Reflecting Pressure on Companies to Address Cybersecurity Deficiencies
Yahoo recently agreed to pay the Securities and Exchange Commission $35 million to resolve claims that the company misled investors by failing to disclose a massive cybersecurity breach. Cybersecurity whistleblowers should feel empowered by this news, which follows other efforts by the SEC to crack down on nondisclosures like these, including through the publication of a new cybersecurity guidance document in February 2018.
The U.S. Securities and Exchange Commission (SEC) has reached yet another settlement arising from a cybersecurity event. On April 24, 2018, the SEC
announced that it had reached a $35 million settlement with Altaba, Inc. – the company formerly known as Yahoo! Inc. – to resolve claims that the company misled investors by failing to disclose the cybersecurity breach that enabled hackers to steal the personal data of hundreds of millions of Yahoo users.
The Yahoo Data Breach
According to the SEC, in December 2014, Yahoo’s information security team, including its chief information security officer (CISO), learned of a massive breach of the company’s user database resulting in the acquisition of more than 500 million user accounts. The information stolen in the breach included personal data that Yahoo’s information security team referred to as the company’s “crown jewels”: Yahoo usernames, email addresses, telephone numbers, dates of birth, hashed passwords, and security questions and answers.
Within days, the CISO notified members of Yahoo’s senior management and legal teams that malicious hackers had acquired hundreds of millions of Yahoo users’ personal data. But the individuals on those teams did not share this information with Yahoo’s auditors or outside counsel to enable them to assess the company’s disclosure obligations in its public filings. As a result, Yahoo’s risk factor disclosures in its annual and quarterly reports from 2014 through 2016 claimed the company only faced the risk of future data breaches, while failing to disclose that a massive data breach had already taken place.
Yahoo’s misleading disclosures continued into 2016 while in talks with Verizon Communications, Inc., about the potential sale of its operating business to Verizon. Yahoo affirmatively represented in a July 23, 2016, a stock purchase agreement that it had not experienced any significant data breaches. Yahoo did not disclose the breach until September 2016; the day after its disclosure, the company’s market capitalization decreased by nearly $1.3 billion. Yahoo later admitted in a Form 10-K filed on March 1, 2017, that the “relevant legal team had sufficient information to warrant substantial further inquiry in 2014, and they did not sufficiently pursue it.”

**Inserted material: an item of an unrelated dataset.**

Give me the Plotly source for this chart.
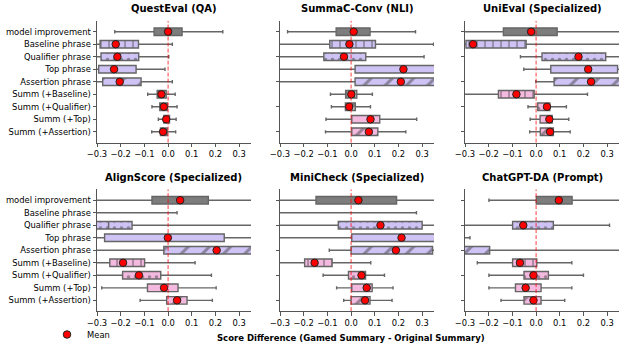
import plotly.graph_objects as go
from plotly.subplots import make_subplots

W, H = 623, 349

categories = [
    "model improvement", "Baseline phrase", "Qualifier phrase", "Top phrase",
    "Assertion phrase", "Summ (+Baseline)", "Summ (+Qualifier)", "Summ (+Top)",
    "Summ (+Assertion)",
]
hatches = ["", "|", ".", "", "/", "|", ".", "", "/"]
hatch_size = {"": 8, "|": 8, ".": 7, "/": 15}

titles = ["QuestEval (QA)", "SummaC-Conv (NLI)", "UniEval (Specialized)",
          "AlignScore (Specialized)", "MiniCheck (Specialized)", "ChatGPT-DA (Prompt)"]

# box stats per metric (ends past the axis are clipped)
questeval_q1 = [-0.059, -0.287, -0.283, -0.293, -0.276, -0.046, -0.035, -0.018, -0.032]
questeval_q3 = [0.059, -0.125, -0.124, -0.135, -0.114, -0.008, -0.003, 0.006, -0.004]
questeval_lo = [-0.225, -0.33, -0.33, -0.33, -0.33, -0.086, -0.068, -0.041, -0.069]
questeval_hi = [0.231, 0.018, 0.003, -0.013, 0.018, 0.030, 0.038, 0.034, 0.032]
questeval_mean = [0.0, -0.221, -0.214, -0.228, -0.204, -0.028, -0.018, -0.008, -0.021]

summac_q1 = [-0.063, -0.090, -0.115, 0.017, 0.017, -0.023, -0.024, 0.003, 0.003]
summac_q3 = [0.080, 0.103, 0.062, 0.40, 0.40, 0.024, 0.018, 0.121, 0.113]
summac_lo = [-0.268, -0.35, -0.35, -0.35, -0.35, -0.087, -0.083, -0.106, -0.108]
summac_hi = [0.272, 0.348, 0.308, 0.45, 0.45, 0.090, 0.082, 0.277, 0.231]
summac_mean = [0.011, -0.007, -0.030, 0.221, 0.210, 0.001, -0.008, 0.082, 0.075]

unieval_q1 = [-0.138, -0.296, 0.025, 0.062, 0.076, -0.159, 0.007, 0.017, 0.018]
unieval_q3 = [0.089, -0.042, 0.294, 0.344, 0.40, -0.008, 0.058, 0.068, 0.073]
unieval_lo = [-0.35, -0.33, -0.066, -0.052, -0.001, -0.35, -0.034, -0.025, -0.027]
unieval_hi = [0.45, 0.45, 0.45, 0.38, 0.45, 0.217, 0.128, 0.138, 0.144]
unieval_mean = [-0.021, -0.266, 0.179, 0.220, 0.232, -0.083, 0.046, 0.056, 0.059]

alignscore_q1 = [-0.068, -0.50, -0.35, -0.268, -0.018, -0.246, -0.192, -0.087, -0.006]
alignscore_q3 = [0.170, -0.40, -0.152, 0.237, 0.40, -0.099, -0.031, 0.042, 0.080]
alignscore_lo = [-0.35, -0.60, -0.45, -0.35, -0.35, -0.33, -0.35, -0.280, -0.118]
alignscore_hi = [0.45, 0.038, 0.45, 0.45, 0.45, 0.114, 0.183, 0.203, 0.187]
alignscore_mean = [0.051, None, None, -0.001, 0.205, -0.190, -0.123, -0.017, 0.038]

minicheck_q1 = [-0.148, -0.50, -0.054, 0.003, 0.0, -0.196, -0.011, 0.003, 0.0]
minicheck_q3 = [0.192, -0.40, 0.300, 0.40, 0.344, -0.080, 0.061, 0.089, 0.080]
minicheck_lo = [-0.35, -0.60, -0.35, -0.35, -0.092, -0.35, -0.118, -0.061, -0.031]
minicheck_hi = [0.45, 0.276, 0.45, 0.45, 0.45, 0.083, 0.141, 0.177, 0.173]
minicheck_mean = [0.031, None, 0.124, 0.213, 0.189, -0.154, 0.044, 0.066, 0.059]

chatgpt_q1 = [0.001, None, -0.099, -0.50, -0.45, -0.099, -0.051, -0.087, -0.051]
chatgpt_q3 = [0.152, None, 0.073, -0.40, -0.196, 0.003, 0.052, 0.021, 0.021]
chatgpt_lo = [-0.199, None, -0.35, -0.60, -0.55, -0.248, -0.199, -0.199, -0.148]
chatgpt_hi = [0.45, None, 0.310, -0.279, 0.45, 0.151, 0.200, 0.151, 0.121]
chatgpt_mean = [0.096, None, -0.054, None, None, -0.068, -0.011, -0.044, -0.011]

GRAY, LAV, PINK = "#7d7d7d", "#cfc3f6", "#f3b9df"
colors_questeval = [GRAY] + [LAV] * 4 + [GRAY] * 4
colors_summac = [GRAY] + [LAV] * 4 + [GRAY] * 2 + [PINK] * 2
colors_other = [GRAY] + [LAV] * 4 + [PINK] * 4

panels = [
    (questeval_q1, questeval_q3, questeval_lo, questeval_hi, questeval_mean, colors_questeval),
    (summac_q1, summac_q3, summac_lo, summac_hi, summac_mean, colors_summac),
    (unieval_q1, unieval_q3, unieval_lo, unieval_hi, unieval_mean, colors_other),
    (alignscore_q1, alignscore_q3, alignscore_lo, alignscore_hi, alignscore_mean, colors_other),
    (minicheck_q1, minicheck_q3, minicheck_lo, minicheck_hi, minicheck_mean, colors_other),
    (chatgpt_q1, chatgpt_q3, chatgpt_lo, chatgpt_hi, chatgpt_mean, colors_other),
]

FONT = "DejaVu Sans"
EDGE = "#666666"
BOXW = 0.6

fig = make_subplots(rows=2, cols=3)

x_doms = [(97, 251), (280, 434), (465, 619)]
y_doms = [(21, 143), (190, 312)]

for k, (q1, q3, lo, hi, mean, cols) in enumerate(panels):
    r, c = k // 3 + 1, k % 3 + 1
    idx = [i for i in range(9) if q1[i] is not None]
    ys = [categories[i] for i in idx]
    med = []
    for i in idx:
        m = mean[i] if mean[i] is not None else (q1[i] + q3[i]) / 2
        med.append(min(max(m, q1[i]), q3[i]))

    # filled + hatched box bodies
    fig.add_trace(go.Bar(
        y=ys, x=[q3[i] - q1[i] for i in idx], base=[q1[i] for i in idx],
        orientation="h", width=BOXW,
        marker=dict(color=[cols[i] for i in idx], line=dict(width=0),
                    pattern=dict(shape=[hatches[i] for i in idx], fgcolor="#6e6e6e",
                                 size=[hatch_size[hatches[i]] for i in idx],
                                 solidity=0.2)),
        showlegend=False, hoverinfo="skip",
    ), row=r, col=c)

    # outlines, whiskers, medians
    fig.add_trace(go.Box(
        y=ys, q1=[q1[i] for i in idx], q3=[q3[i] for i in idx], median=med,
        lowerfence=[lo[i] for i in idx], upperfence=[hi[i] for i in idx],
        orientation="h", width=BOXW, whiskerwidth=0.45,
        fillcolor="rgba(0,0,0,0)", line=dict(color=EDGE, width=1.4),
        showlegend=False,
    ), row=r, col=c)

    mi = [i for i in range(9) if mean[i] is not None]
    fig.add_trace(go.Scatter(
        x=[mean[i] for i in mi], y=[categories[i] for i in mi], mode="markers",
        marker=dict(color="red", size=7.5, line=dict(color="#222", width=1)),
        name="Mean", showlegend=(k == 0),
    ), row=r, col=c)

    fig.add_vline(x=0, line=dict(color="rgba(255,0,0,0.75)", width=1, dash="4px,2px"),
                  row=r, col=c)

    xd = x_doms[c - 1]
    yd = y_doms[r - 1]
    fig.update_xaxes(
        domain=[xd[0] / W, xd[1] / W], range=[-0.3, 0.35], automargin=False,
        tickvals=[-0.3, -0.2, -0.1, 0.0, 0.1, 0.2, 0.3], tickformat=".1f",
        showline=True, linecolor="#555", linewidth=1, ticks="outside", ticklen=3.5,
        tickcolor="#555", showgrid=False, zeroline=False,
        tickfont=dict(family=FONT, size=8.4, color="black"),
        row=r, col=c)
    fig.update_yaxes(
        domain=[1 - yd[1] / H, 1 - yd[0] / H], type="category", automargin=False,
        categoryorder="array", categoryarray=categories, autorange="reversed",
        showline=True, linecolor="#555", linewidth=1, ticks="outside", ticklen=3.5,
        tickcolor="#555", showgrid=False, zeroline=False, showticklabels=(c == 1),
        tickfont=dict(family=FONT, size=8.4, color="black"),
        row=r, col=c)

    fig.add_annotation(
        text=titles[k], x=(xd[0] + xd[1]) / 2 / W, y=1 - (9 if r == 1 else 178) / H,
        xref="paper", yref="paper", showarrow=False, xanchor="center", yanchor="middle",
        font=dict(family=FONT, size=10, color="black", weight="bold"))

fig.add_annotation(
    text="Score Difference (Gamed Summary - Original Summary)",
    x=351 / W, y=1 - 339 / H, xref="paper", yref="paper", showarrow=False,
    xanchor="center", yanchor="middle",
    font=dict(family=FONT, size=8.5, color="black", weight="bold"))

fig.update_layout(
    width=W, height=H, margin=dict(l=0, r=0, t=0, b=0),
    plot_bgcolor="white", paper_bgcolor="white",
    barmode="overlay", boxmode="overlay",
    font=dict(family=FONT, size=8.4, color="black"),
    legend=dict(x=47 / W, y=1 - 335 / H, xanchor="left", yanchor="middle",
                bgcolor="rgba(0,0,0,0)", font=dict(family=FONT, size=8.4)),
)

# page body has a default 8px margin; drop it so the figure sits at the top-left
fig.write_html("out.html", config={"displayModeBar": False},
               post_script="document.body.style.margin='0';")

SEC Public Disclosure Requirements
SEC regulations require the filing of periodic public disclosures and dictate the specific content of those disclosures. Specifically, Item 503(c) of
Regulation S-K, codified at 17 C.F.R. § 229.503(c), requires “a discussion of the most significant factors that make the offering speculative or risky.” The SEC has explained that Regulation S-K arose from Sections 7, 10, and 19(a) of the Securities Act, and Sections 3(b), 12, 13, 14, 15(d), and 23(a) of the Exchange Act. Guidance documents issued by the SEC in
October 2011 and
February 2018 make clear that the Commission “expect[s] companies to disclose cybersecurity risks and incidents that are material to investors, including the concomitant financial, legal, or reputational consequences.” The February 2018 Guidance continued, “Companies should avoid generic cybersecurity-related disclosure and provide specific information that is useful to investors.” According to the SEC, Yahoo’s failures to disclose material information violated the Securities Act and the Exchange Act and the related rules and regulations.
Good News for Cybersecurity Whistleblowers
The SEC’s February 2018 Cybersecurity Guidance, along with this settlement, are encouraging news for cybersecurity whistleblowers who are pressuring their companies to either address cybersecurity deficiencies or be more transparent about past or potential data breaches. As Alexis Ronickher explains in more detail in her
Cybersecurity Whistleblower Protection Guide, because the securities laws require publicly traded companies to disclose material risks, a cybersecurity whistleblower’s concerns about her company’s failure to disclose such a risk could constitute protected activity under statutes like the
Sarbanes-Oxley Act of 2002. Moreover, as this settlement demonstrates, they could also form the basis of a valuable whistleblower tip to the SEC.